It was 2010, nearly a decade after moving to Sydney from her home of Paris, that Marie-Edith Dugoujon decided to take up wedding photography full time. What started as a “happy accident” has since turned into her livelihood, one which she doesn’t take for granted and has made her true passion.
Tell us about yourself and how you got started in wedding photography…
To sum it up, I’m a French girl who moved from Paris to Sydney in 2001 and worked in corporate for 6 years before transitioning to full time wedding photography in 2010. It was a gradual process and a bit of a happy accident. A colleague in my corporate job was getting married and asked me to take photos at his wedding. Another colleague saw those shots and asked me to shoot his wedding. It kind of snowballed from there. I started to take a serious interest in wedding photography and learnt the craft by looking at blogs and tutorials online and of course practicing like crazy.
What would you say is the best thing about your job?
There are so many “best things”! Firstly, as a romantic, I’m a sucker for weddings. Being able to work in that kind of environment on a regular basis is just magic. It really is uplifting and inspiring to witness romantic love and extended family love. Secondly, being able to make a living by doing something creative/artistic is pretty incredible in my opinion. Last but not least, the freedom and flexibility that come from being a freelancer is priceless.
You’re based in Sydney. What would you say is the best thing about working there?
Sydney is an incredible place to work in because of its variety. Beaches, city, sandstone buildings, industrial backdrops, terraces, incredible parks and forests, you name it. Also, as opposed to France where weddings must take place in a town hall and/or church, ceremonies in Sydney can take place anywhere, often in breathtaking spots.
What’s you dream shoot location?
I’ve shot in so many amazing locations that I already feel spoilt for choice. But if I had to choose right now I’d love to do a shoot in Venice, or Moscow under the snow… somewhere unique, ethereal and really picturesque.
You’ve been booked for someone’s big day. Tell us a bit about what happens next…
First of all, I do a happy dance (laughs)! I like to show up with fresh eyes at weddings so I tend not to think too much beforehand apart from the obvious logistics. It’s all about going with the flow on the day and adapting to the couple, the vibe and the light on the day.
What is your favourite part of the wedding day to shoot?
I always had a soft spot for the bride getting ready part. It’s an intimate moment full of anticipation. When the bride puts on her dress, it’s very elegant and feminine. As a woman, I feel privileged that I can share more of these moments than male photographers who sometimes are not allowed in the room. I also love when the newly married couple walks up the aisle, bumping their fist in the air, all smiles, while everyone claps. The epitome of happiness.
What equipment do you use?
I’ve always shot Canon and always have the latest professional equipment available (like the new 5D mk IV).

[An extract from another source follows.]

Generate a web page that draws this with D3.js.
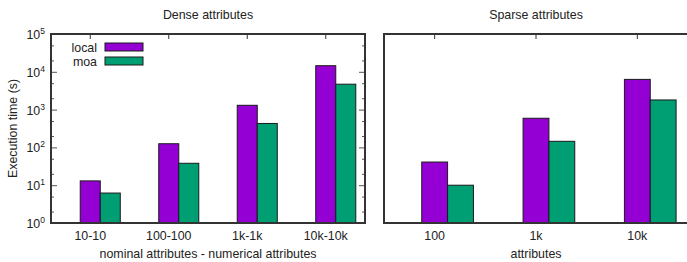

In terms of lenses I use a 16-35mm, 50mm and 85mm, 2 on-camera flashes and 1 off-camera flash.
With so many photographic choices available, what advice would you give couples who are drowning in options?
I’d tell them to choose a photographer not only based on their portfolio but also personality. Ultimately the photographer will spend the whole day with them and it will have a big impact on the couple’s experience of the day and how the photos will turn out.
What is the best feedback you’ve ever received from a couple whose wedding you’ve shot?
The compliment that touched me the most is from a bride who said I brought out some confidence in her that she never thought she had. She felt beautiful on the day and was so thankful. I love that it was a positive impact beyond photography.
What achievement are you most proud of?
The fact that I created this life from scratch. A few years ago I knew nothing about photography, and I knew nothing about running a business. Now I do both, and while it comes with its challenges, I’d never look back.